→ AIM OF THE EXERCISE:
Make an exact copy of all the entries, but do not reproduce the pictures.
##### DATASET ENTRIES
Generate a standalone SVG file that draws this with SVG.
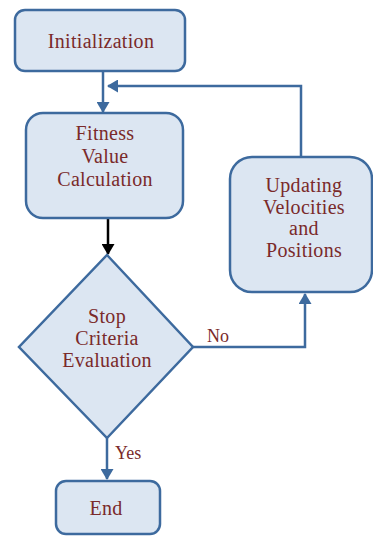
<svg xmlns="http://www.w3.org/2000/svg" width="373" height="536" viewBox="0 0 373 536">
<style>
.box{fill:#dce6f2;stroke:#3d6a9e;stroke-width:2.5}
.t{font-family:"Liberation Serif","Times New Roman",serif;font-size:20px;letter-spacing:0.3px;fill:#7a2a2a;text-anchor:middle}
.lab{font-family:"Liberation Serif","Times New Roman",serif;font-size:18px;fill:#7a2a2a}
.c{fill:none;stroke:#3d6a9e;stroke-width:2.5}
.k{fill:none;stroke:#000;stroke-width:2.5}
</style>
<defs>
<marker id="ab" markerUnits="userSpaceOnUse" viewBox="0 0 11 13" markerWidth="11" markerHeight="13" refX="10" refY="6.5" orient="auto"><path d="M0,0 L11,6.5 L0,13 z" fill="#3d6a9e"/></marker>
<marker id="ak" markerUnits="userSpaceOnUse" viewBox="0 0 11 13" markerWidth="11" markerHeight="13" refX="10" refY="6.5" orient="auto"><path d="M0,0 L11,6.5 L0,13 z" fill="#000"/></marker>
</defs>
<g id="connectors">
<path class="c" d="M103,71 V112" marker-end="url(#ab)"/>
<path class="c" d="M301,157 V86 H108" marker-end="url(#ab)"/>
<path class="k" d="M108,218 V254" marker-end="url(#ak)"/>
<path class="c" d="M193,347 H305 V294" marker-end="url(#ab)"/>
<path class="c" d="M107,438 V479" marker-end="url(#ab)"/>
<text class="lab" x="207" y="342">No</text>
<text class="lab" x="115" y="459">Yes</text>
</g>
<g id="init">
<rect class="box" x="15" y="10" width="170" height="61" rx="10"/>
<text class="t" x="101" y="48">Initialization</text>
</g>
<g id="fitness">
<rect class="box" x="26" y="113" width="157" height="105" rx="17"/>
<text class="t" x="105" y="140">Fitness</text>
<text class="t" x="105" y="163">Value</text>
<text class="t" x="105" y="186">Calculation</text>
</g>
<g id="stop">
<path class="box" d="M107,255 L193,347 L107,438 L19,347 Z"/>
<text class="t" x="107" y="323">Stop</text>
<text class="t" x="107" y="345">Criteria</text>
<text class="t" x="107" y="367">Evaluation</text>
</g>
<g id="update">
<rect class="box" x="230" y="157" width="142" height="135" rx="22"/>
<text class="t" x="304" y="192">Updating</text>
<text class="t" x="304" y="214">Velocities</text>
<text class="t" x="304" y="235">and</text>
<text class="t" x="304" y="257">Positions</text>
</g>
<g id="end">
<rect class="box" x="56" y="481" width="104" height="53" rx="10"/>
<text class="t" x="106" y="515">End</text>
</g>
</svg>
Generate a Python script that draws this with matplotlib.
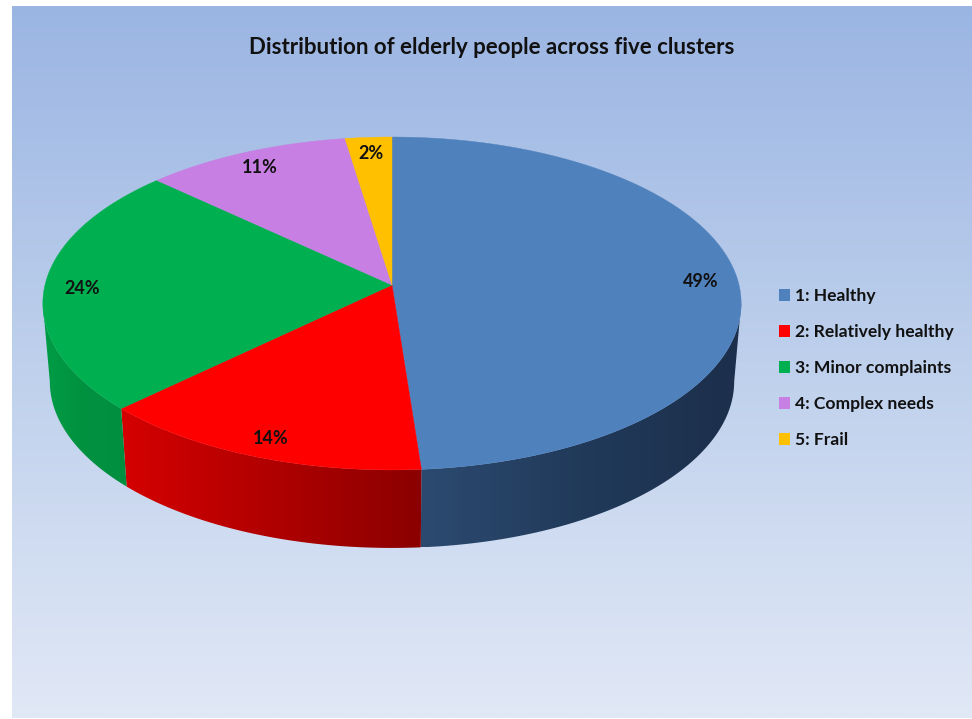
import numpy as np
import matplotlib
matplotlib.use("Agg")
import matplotlib.pyplot as plt
from matplotlib.patches import Patch, Polygon
from matplotlib.colors import LinearSegmentedColormap

TITLE = "Distribution of elderly people across five clusters"
categories = ["1: Healthy", "2: Relatively healthy", "3: Minor complaints", "4: Complex needs", "5: Frail"]
values = [48.8, 14.0, 24.2, 10.6, 2.4]
colors = ["#4F81BD", "#FF0000", "#00B050", "#C77FE3", "#FFC000"]
side_stops = [
    ["#2C4A70", "#213A5A", "#1C2F4B"],
    ["#D50000", "#B00000", "#8B0000"],
    ["#009C46", "#00913F", "#008F40"],
    ["#C77FE3", "#C77FE3", "#C77FE3"],
    ["#FFC000", "#FFC000", "#FFC000"],
]

W, H = 972, 719
CX, CY = 392.0, 285.0      # apex of the wedges on screen
A, B, K = 164.4, 347.0, 0.111   # perspective of the tilted disc
DEPTH, SHRINK = 78.0, 0.98
LABEL_R = 0.893
# angles where the rim turns away from the viewer
WALL_FROM, WALL_TO = 96.4, 263.6


def project(theta_deg, r=1.0):
    t = np.radians(theta_deg)
    u, v = r * np.sin(t), r * np.cos(t)
    w = 1 + K * v
    return CX + B * u / w, CY - A * v / w


fig = plt.figure(figsize=(W / 100, H / 100), dpi=100, facecolor="white")
ax = fig.add_axes([0, 0, 1, 1])
ax.axis("off")

bg = LinearSegmentedColormap.from_list("bg", ["#9BB5E3", "#BED0EC", "#E1E8F6"])
ax.imshow(np.linspace(0, 1, 256)[:, None], cmap=bg, extent=(12, W, 718, 6), aspect="auto", zorder=0)

edges = np.concatenate([[0], np.cumsum(values)]) / np.sum(values) * 360

# side wall, drawn first so that the top hides what lies behind it
for i in range(len(values)):
    lo, hi = max(edges[i], WALL_FROM), min(edges[i + 1], WALL_TO)
    if hi <= lo:
        continue
    th = np.linspace(lo, hi, 300)
    cmap = LinearSegmentedColormap.from_list("s", side_stops[i])
    x, y = project(th)
    xb = CX + (x - CX) * SHRINK
    yb = y + DEPTH
    px = np.r_[x, xb[::-1]]
    py = np.r_[y, yb[::-1]]
    wall = Polygon(np.c_[px, py], closed=True, transform=ax.transData, fc="none", ec="none")
    ax.add_patch(wall)
    # shade by position along the wall: light on the left, dark on the right
    im = ax.imshow(np.linspace(0, 1, 256)[None, :], cmap=cmap, aspect="auto", zorder=2,
                   extent=(px.min(), px.max(), py.max(), py.min()))
    im.set_clip_path(wall)

# top of the disc
for i in range(len(values)):
    th = np.linspace(edges[i], edges[i + 1], 200)
    x, y = project(th)
    ax.fill(np.r_[CX, x], np.r_[CY, y], color=colors[i], lw=0.3, zorder=3)
    mx, my = project(0.5 * (edges[i] + edges[i + 1]), LABEL_R)
    ax.annotate(f"{values[i]:.0f}%", (mx, my), xytext=(0, -1.5), textcoords="offset points",
                ha="center", va="center", family="Lato",
                weight="bold", fontsize=13, color="#111111", zorder=5)

ax.text(492, 47, TITLE, ha="center", va="center", family="Lato", weight="bold",
        fontsize=16, color="#111111", zorder=5)

ax.set_xlim(0, W)
ax.set_ylim(H, 0)

handles = [Patch(facecolor=c, edgecolor="none") for c in colors]
ax.legend(handles, categories, loc="center left", bbox_to_anchor=(772 / W, 1 - 368 / H),
          frameon=False, prop={"family": "Lato", "weight": "bold", "size": 12.6},
          labelcolor="#111111", handlelength=0.65, handleheight=0.65, handletextpad=0.25,
          labelspacing=1.14, borderpad=0, borderaxespad=0.4)

fig.savefig("out.png", dpi=100)
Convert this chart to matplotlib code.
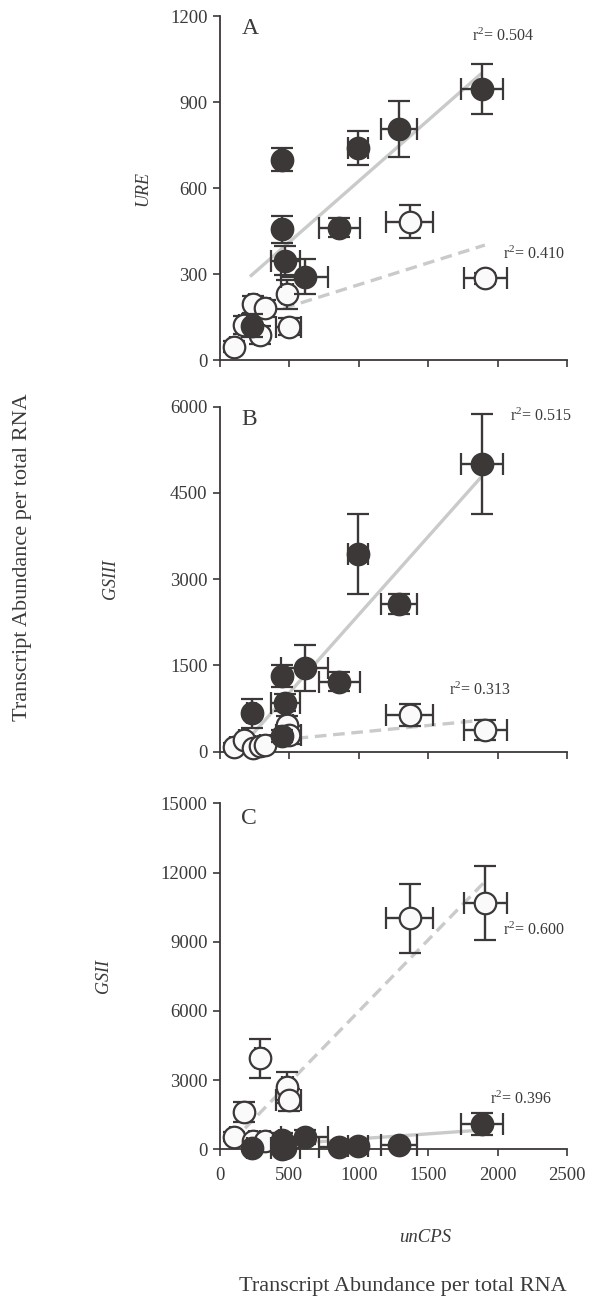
##########
→ THE ANSWER:
Generate a standalone SVG file that draws this with SVG.
<svg xmlns="http://www.w3.org/2000/svg" width="373" height="536" viewBox="0 0 373 536">
<style>
.box{fill:#dce6f2;stroke:#3d6a9e;stroke-width:2.5}
.t{font-family:"Liberation Serif","Times New Roman",serif;font-size:20px;letter-spacing:0.3px;fill:#7a2a2a;text-anchor:middle}
.lab{font-family:"Liberation Serif","Times New Roman",serif;font-size:18px;fill:#7a2a2a}
.c{fill:none;stroke:#3d6a9e;stroke-width:2.5}
.k{fill:none;stroke:#000;stroke-width:2.5}
</style>
<defs>
<marker id="ab" markerUnits="userSpaceOnUse" viewBox="0 0 11 13" markerWidth="11" markerHeight="13" refX="10" refY="6.5" orient="auto"><path d="M0,0 L11,6.5 L0,13 z" fill="#3d6a9e"/></marker>
<marker id="ak" markerUnits="userSpaceOnUse" viewBox="0 0 11 13" markerWidth="11" markerHeight="13" refX="10" refY="6.5" orient="auto"><path d="M0,0 L11,6.5 L0,13 z" fill="#000"/></marker>
</defs>
<g id="connectors">
<path class="c" d="M103,71 V112" marker-end="url(#ab)"/>
<path class="c" d="M301,157 V86 H108" marker-end="url(#ab)"/>
<path class="k" d="M108,218 V254" marker-end="url(#ak)"/>
<path class="c" d="M193,347 H305 V294" marker-end="url(#ab)"/>
<path class="c" d="M107,438 V479" marker-end="url(#ab)"/>
<text class="lab" x="207" y="342">No</text>
<text class="lab" x="115" y="459">Yes</text>
</g>
<g id="init">
<rect class="box" x="15" y="10" width="170" height="61" rx="10"/>
<text class="t" x="101" y="48">Initialization</text>
</g>
<g id="fitness">
<rect class="box" x="26" y="113" width="157" height="105" rx="17"/>
<text class="t" x="105" y="140">Fitness</text>
<text class="t" x="105" y="163">Value</text>
<text class="t" x="105" y="186">Calculation</text>
</g>
<g id="stop">
<path class="box" d="M107,255 L193,347 L107,438 L19,347 Z"/>
<text class="t" x="107" y="323">Stop</text>
<text class="t" x="107" y="345">Criteria</text>
<text class="t" x="107" y="367">Evaluation</text>
</g>
<g id="update">
<rect class="box" x="230" y="157" width="142" height="135" rx="22"/>
<text class="t" x="304" y="192">Updating</text>
<text class="t" x="304" y="214">Velocities</text>
<text class="t" x="304" y="235">and</text>
<text class="t" x="304" y="257">Positions</text>
</g>
<g id="end">
<rect class="box" x="56" y="481" width="104" height="53" rx="10"/>
<text class="t" x="106" y="515">End</text>
</g>
</svg>
Generate a Python script that draws this with matplotlib.
import numpy as np
import matplotlib
matplotlib.use("Agg")
import matplotlib.pyplot as plt
from matplotlib.patches import Patch, Polygon
from matplotlib.colors import LinearSegmentedColormap

TITLE = "Distribution of elderly people across five clusters"
categories = ["1: Healthy", "2: Relatively healthy", "3: Minor complaints", "4: Complex needs", "5: Frail"]
values = [48.8, 14.0, 24.2, 10.6, 2.4]
colors = ["#4F81BD", "#FF0000", "#00B050", "#C77FE3", "#FFC000"]
side_stops = [
    ["#2C4A70", "#213A5A", "#1C2F4B"],
    ["#D50000", "#B00000", "#8B0000"],
    ["#009C46", "#00913F", "#008F40"],
    ["#C77FE3", "#C77FE3", "#C77FE3"],
    ["#FFC000", "#FFC000", "#FFC000"],
]

W, H = 972, 719
CX, CY = 392.0, 285.0      # apex of the wedges on screen
A, B, K = 164.4, 347.0, 0.111   # perspective of the tilted disc
DEPTH, SHRINK = 78.0, 0.98
LABEL_R = 0.893
# angles where the rim turns away from the viewer
WALL_FROM, WALL_TO = 96.4, 263.6


def project(theta_deg, r=1.0):
    t = np.radians(theta_deg)
    u, v = r * np.sin(t), r * np.cos(t)
    w = 1 + K * v
    return CX + B * u / w, CY - A * v / w


fig = plt.figure(figsize=(W / 100, H / 100), dpi=100, facecolor="white")
ax = fig.add_axes([0, 0, 1, 1])
ax.axis("off")

bg = LinearSegmentedColormap.from_list("bg", ["#9BB5E3", "#BED0EC", "#E1E8F6"])
ax.imshow(np.linspace(0, 1, 256)[:, None], cmap=bg, extent=(12, W, 718, 6), aspect="auto", zorder=0)

edges = np.concatenate([[0], np.cumsum(values)]) / np.sum(values) * 360

# side wall, drawn first so that the top hides what lies behind it
for i in range(len(values)):
    lo, hi = max(edges[i], WALL_FROM), min(edges[i + 1], WALL_TO)
    if hi <= lo:
        continue
    th = np.linspace(lo, hi, 300)
    cmap = LinearSegmentedColormap.from_list("s", side_stops[i])
    x, y = project(th)
    xb = CX + (x - CX) * SHRINK
    yb = y + DEPTH
    px = np.r_[x, xb[::-1]]
    py = np.r_[y, yb[::-1]]
    wall = Polygon(np.c_[px, py], closed=True, transform=ax.transData, fc="none", ec="none")
    ax.add_patch(wall)
    # shade by position along the wall: light on the left, dark on the right
    im = ax.imshow(np.linspace(0, 1, 256)[None, :], cmap=cmap, aspect="auto", zorder=2,
                   extent=(px.min(), px.max(), py.max(), py.min()))
    im.set_clip_path(wall)

# top of the disc
for i in range(len(values)):
    th = np.linspace(edges[i], edges[i + 1], 200)
    x, y = project(th)
    ax.fill(np.r_[CX, x], np.r_[CY, y], color=colors[i], lw=0.3, zorder=3)
    mx, my = project(0.5 * (edges[i] + edges[i + 1]), LABEL_R)
    ax.annotate(f"{values[i]:.0f}%", (mx, my), xytext=(0, -1.5), textcoords="offset points",
                ha="center", va="center", family="Lato",
                weight="bold", fontsize=13, color="#111111", zorder=5)

ax.text(492, 47, TITLE, ha="center", va="center", family="Lato", weight="bold",
        fontsize=16, color="#111111", zorder=5)

ax.set_xlim(0, W)
ax.set_ylim(H, 0)

handles = [Patch(facecolor=c, edgecolor="none") for c in colors]
ax.legend(handles, categories, loc="center left", bbox_to_anchor=(772 / W, 1 - 368 / H),
          frameon=False, prop={"family": "Lato", "weight": "bold", "size": 12.6},
          labelcolor="#111111", handlelength=0.65, handleheight=0.65, handletextpad=0.25,
          labelspacing=1.14, borderpad=0, borderaxespad=0.4)

fig.savefig("out.png", dpi=100)
Convert this chart to matplotlib code.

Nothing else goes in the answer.